Октябрьский переворот 1917 г. стал для Мартова тяжелым ударом: пролетариат, в "классовое сознание" которого он верил, пусть только часть его, но все-таки пошел за большевиками. Захват власти, который осуществили большевики, он назвал "отвратитель-ным". В письме к П. Аксельроду он писал: "Самое страшное, что можно было ожидать, свершилось -- захват власти Лениным и Троцким в такой момент, когда и менее безумные люди, стоя у власти, могли бы наделать непоправимые ошибки". Но Мартов боролся. Даже в тот момент, когда Зимний уже должен был пасть, он отчаянно призывал большевистских вождей остановиться, прийти к соглашению со всей демократией, с другими социалистическими партиями ради избежания гражданской войны и предотвращения гибели демократических завоеваний в России. Тщетно. Когда Мартов уходил со съезда Советов, его остановил большевик Акулов. "А мы думали, -- сказал он, -- Мартов будет с нами". Мартов остановился, помолчал минуту и ответил: "Когда-нибудь вы поймете, в каком преступлении вы участвовали". Победителей уже ослепил блеск неожиданно легкой победы и базраздельной власти. Через несколько дней после Октябрьского восстания Лев Троцкий горделиво заявил: "Мы взяли власть. Всякая власть есть насилие, а не соглашение". Ленин называл тогда Троцкого "лучшим из большевиков".
Мартов резко выступил против Брестского мира как деяния, разрушавшего Россию.
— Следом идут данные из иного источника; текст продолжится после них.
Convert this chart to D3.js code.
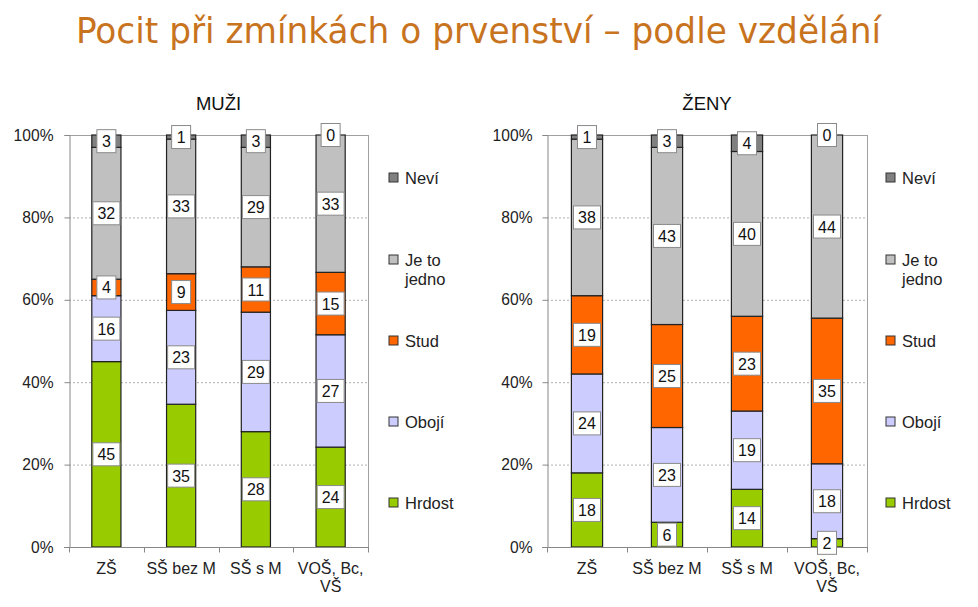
<!DOCTYPE html>
<html><head><meta charset="utf-8">
<script src="https://cdn.jsdelivr.net/npm/d3@7"></script>
<style>
html,body{margin:0;padding:0;background:#fff;}
svg{display:block;font-family:"Liberation Sans",Arial,sans-serif;}
</style></head>
<body>
<svg id="chart" width="978" height="607"></svg>
<script>
// ---- data ----
const mainTitle = "Pocit při zmínkách o prvenství – podle vzdělání";
const categories = ["ZŠ", "SŠ bez M", "SŠ s M", "VOŠ, Bc, VŠ"];
const categoryLines = [["ZŠ"], ["SŠ bez M"], ["SŠ s M"], ["VOŠ, Bc,", "VŠ"]];
const seriesNames = ["Hrdost", "Obojí", "Stud", "Je to jedno", "Neví"];
const legendLines = {"Neví": ["Neví"], "Je to jedno": ["Je to", "jedno"], "Stud": ["Stud"], "Obojí": ["Obojí"], "Hrdost": ["Hrdost"]};
const seriesColors = ["#99cc00", "#ccccff", "#ff6600", "#c0c0c0", "#808080"];
const yTicks = [0, 0.2, 0.4, 0.6, 0.8, 1.0];

const muziHrdost = [45, 35, 28, 24];
const muziOboji  = [16, 23, 29, 27];
const muziStud   = [4, 9, 11, 15];
const muziJedno  = [32, 33, 29, 33];
const muziNevi   = [3, 1, 3, 0];

const zenyHrdost = [18, 6, 14, 2];
const zenyOboji  = [24, 23, 19, 18];
const zenyStud   = [19, 25, 23, 35];
const zenyJedno  = [38, 43, 40, 44];
const zenyNevi   = [1, 3, 4, 0];

const svg = d3.select("#chart");

svg.append("text")
  .attr("x", 76).attr("y", 43)
  .attr("textLength", 805).attr("lengthAdjust", "spacingAndGlyphs")
  .style("font-family", "'DejaVu Sans Condensed','DejaVu Sans',sans-serif")
  .style("font-size", "36px").attr("fill", "#c8731e")
  .text(mainTitle);

function buildRows(arrs) {
  return categories.map((c, i) => {
    const r = {cat: c};
    seriesNames.forEach((s, k) => r[s] = arrs[k][i]);
    return r;
  });
}

function drawChart(cfg) {
  const g = svg.append("g");
  const top = 135, bottom = 547;
  const x = d3.scaleBand().domain(categories).range([cfg.left, cfg.right]);
  const y = d3.scaleLinear().domain([0, 1]).range([bottom, top]);
  const color = d3.scaleOrdinal().domain(seriesNames).range(seriesColors);

  // subtitle
  g.append("text").attr("x", (cfg.left + cfg.right) / 2).attr("y", 110)
    .attr("text-anchor", "middle").style("font-size", "18.5px").attr("fill", "#111")
    .text(cfg.title);

  // gridlines
  g.selectAll(".grid").data(yTicks.filter(t => t > 0 && t < 1)).join("line")
    .attr("x1", cfg.left).attr("x2", cfg.right)
    .attr("y1", d => y(d) + 0.5).attr("y2", d => y(d) + 0.5)
    .attr("stroke", "#b0b0b0").attr("stroke-dasharray", "2,2").attr("stroke-width", 1);
  // top and right border
  g.append("line").attr("x1", cfg.left).attr("x2", cfg.right)
    .attr("y1", y(1) + 0.5).attr("y2", y(1) + 0.5).attr("stroke", "#a0a0a0");
  g.append("line").attr("x1", cfg.right + 0.5).attr("x2", cfg.right + 0.5)
    .attr("y1", y(1)).attr("y2", y(0)).attr("stroke", "#a0a0a0");

  // y axis
  const yAxis = d3.axisLeft(y).tickValues(yTicks).tickFormat(d3.format(".0%"))
    .tickSizeOuter(0).tickSize(5).tickPadding(cfg.tickPad);
  const ya = g.append("g").attr("transform", `translate(${cfg.left + 0.5},0)`).call(yAxis);
  ya.select(".domain").attr("stroke", "#888");
  ya.selectAll(".tick line").attr("stroke", "#888");
  ya.selectAll(".tick text").style("font-size", "15.6px").attr("fill", "#222")
    .style("font-family", "'Liberation Sans',Arial,sans-serif");

  // stacked bars
  const rows = buildRows(cfg.values);
  const stack = d3.stack().keys(seriesNames).offset(d3.stackOffsetExpand);
  const layers = stack(rows);
  const bw = x.bandwidth() * 0.39;
  layers.forEach(layer => {
    g.selectAll(null).data(layer).join("rect")
      .attr("x", d => x(d.data.cat) + (x.bandwidth() - bw) / 2)
      .attr("width", bw)
      .attr("y", d => y(d[1]))
      .attr("height", d => Math.max(0, y(d[0]) - y(d[1])))
      .attr("fill", color(layer.key))
      .attr("stroke", "#222").attr("stroke-width", 1.2);
  });

  // x axis
  const xa = g.append("g").attr("transform", `translate(0,${bottom + 0.5})`);
  xa.append("line").attr("x1", cfg.left - 5).attr("x2", cfg.right + 1)
    .attr("stroke", "#888").attr("stroke-width", 1.2);
  const bounds = categories.map(c => x(c)).concat([cfg.right]);
  xa.selectAll(".xt").data(bounds).join("line")
    .attr("x1", d => Math.round(d) + 0.5).attr("x2", d => Math.round(d) + 0.5)
    .attr("y1", 0).attr("y2", 5).attr("stroke", "#888");
  categories.forEach((c, i) => {
    const t = xa.append("text").attr("x", x(c) + x.bandwidth() / 2).attr("y", 26)
      .attr("text-anchor", "middle").style("font-size", "16px").attr("fill", "#222");
    categoryLines[i].forEach((ln, j) => {
      t.append("tspan").attr("x", x(c) + x.bandwidth() / 2).attr("dy", j === 0 ? 0 : 18).text(ln);
    });
  });

  // data labels
  layers.forEach(layer => {
    layer.forEach(d => {
      const val = d.data[layer.key];
      const cx = x(d.data.cat) + x.bandwidth() / 2;
      const cy = (y(d[0]) + y(d[1])) / 2;
      const w = String(val).length > 1 ? 27 : 19;
      const lg = g.append("g");
      lg.append("rect").attr("x", cx - w / 2).attr("y", cy - 11.5)
        .attr("width", w).attr("height", 23)
        .attr("fill", "#fff").attr("stroke", "#8a8a8a").attr("stroke-width", 1);
      lg.append("text").attr("x", cx).attr("y", cy + 6)
        .attr("text-anchor", "middle").style("font-size", "16px").attr("fill", "#111")
        .text(val);
    });
  });

  // legend
  const legendOrder = seriesNames.slice().reverse();
  const legendY = [178, 260, 341, 422, 503];
  legendOrder.forEach((s, i) => {
    const ly = legendY[i];
    g.append("rect").attr("x", cfg.legendX).attr("y", ly - 5).attr("width", 9).attr("height", 9)
      .attr("fill", color(s)).attr("stroke", "#333").attr("stroke-width", 1);
    const t = g.append("text").attr("x", cfg.legendX + 16).attr("y", ly + 6)
      .style("font-size", "16.5px").attr("fill", "#222");
    legendLines[s].forEach((ln, j) => {
      t.append("tspan").attr("x", cfg.legendX + 16).attr("dy", j === 0 ? 0 : 18.5).text(ln);
    });
  });
}

drawChart({title: "MUŽI", left: 69, right: 368, legendX: 389, tickPad: 11,
  values: [muziHrdost, muziOboji, muziStud, muziJedno, muziNevi]});
drawChart({title: "ŽENY", left: 547, right: 867, legendX: 886, tickPad: 10,
  values: [zenyHrdost, zenyOboji, zenyStud, zenyJedno, zenyNevi]});
</script>
</body></html>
Но на протяжении всей гражданской войны, стремясь отвратить торжество реакционных, реставраторских сил, он пытался "выправить революцию", выправить в непримиримой, но только политической борьбе с большевистским режимом. "Мы, -- писал он, -- за преторианско-люмпенской стороной большевизма не игнорируем его корней в русском пролетариате, а потому отказываемся организовывать гражданскую войну против него". В вооруженной борьбе с большевиками Мартов видел только новые ужасы уничтожения людей. В обращении "Долой смертную казнь!" он писал: "Гражданская война все более ожесточается, все больше дичают в ней и звереют люди, все более забываются великие заветы человечности, которым всегда учил социализм. Не могу молчать!" Друг Мартова меньшевик Р. Абрамович вспоминал, как на заседаниях ВЦИК Мартов, ссутулившись, хромая, кашляя, шел на трибуну и "хрипел что-то не совсем внятное, обращаясь к Ленину. А Ленин смотрел в сторону, чтобы не встретиться глазами со своим бывшим самым близким другом". Время для переговоров, убеждений ушло. Как писал эмигрантский историк Д. Мельгунов, Россия уже двинулась вдаль с "ленинским фонарем" в руках.